Hi Everyone, I haven't been around the boards for a few weeks, geez I seem to have missed quite a bit! I will endeavour to catch up.

I have not been around as I have been in a funk, I don't know why, I have not really bounced back from when h left again, I can't even say it comes in waves, its just there as a constant way of feeling, so very tired and emotional.

I try very hard to get out there and GAL, I am social, I am moving forwards at work, even got a pay rise, I am even coming up with future ideas, yet this low mood and emotional turmoil does not want to leave me. I have grown weary of this whole situation.

I continue to hang out with guy friend occasionally; we are firmly in the friend zone and I feel more comfortable in his company now that has been established. We push each other to go places and do things, so for now we are doing each other some good.

Work is going well, a little too well, I have once again shown my abilities and have created a bit of a monster for myself, I still have a lot to learn but I get to be creative and play with the ideas I have to for the most part I am enjoying the job.
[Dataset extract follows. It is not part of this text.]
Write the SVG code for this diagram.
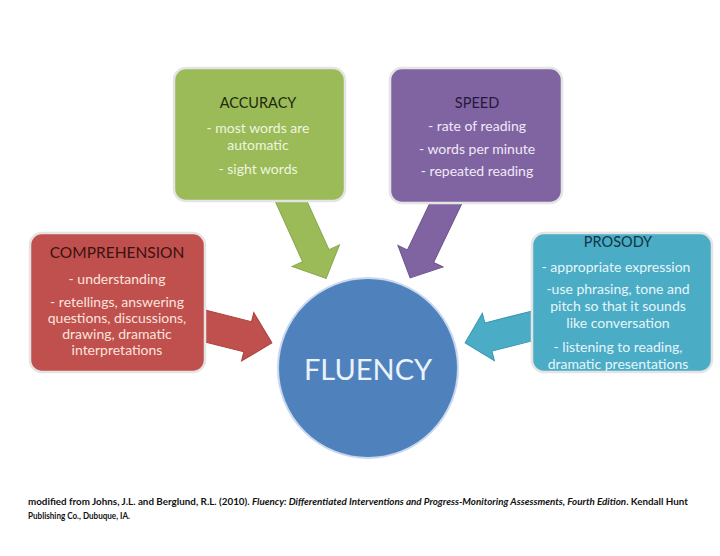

I have not heard from h,very quiet on that front, been 3 yrs since BD, 6 months since the second time. I now dread the day I do get something from him as all he has left to throw at me is D, I know its the natural progression, but while I am still struggling it will be another twist of the knife that will cause me more sadness.

Life with s20 is a challenge, his loss of licence means that I have had to step up and do the work runs, unfortunately he does not work the same hours as me so its been a little challenging both for time and my nerves!! I have taken the house back on as s20 and g/friend can no longer afford to pay all the rent and bills, so now we have swapped roles again and I have given him a year to pay me back what he owes me.

S23 is doing really well and is happy which is a blessing. He told me the other day that he is worried about me and wishes would move to where he is,which was really sweet of him. But he knows s20 needs the support right now and is not handling what his dad has done very well. S23 told me his dad life is @#$%ed up and he cant see that ever changing. Both boys have said that dad is their dad and that's it, they have zero respect for him, just use him when they want something - so sad that they treat him that way, but he bought this on himself.

So for now it just one day at a time, keep breathing and being thankful for bedtime.

Well must away, I am going to drive a bit of the Thermal Highway tomorrow, so I have to get up early. I hope everyone is doing ok and I will try to catch up with you all very soon - I dont feel I have much to offer you right now so don't comment much anymore, but please know each and every one of you are in my thoughts.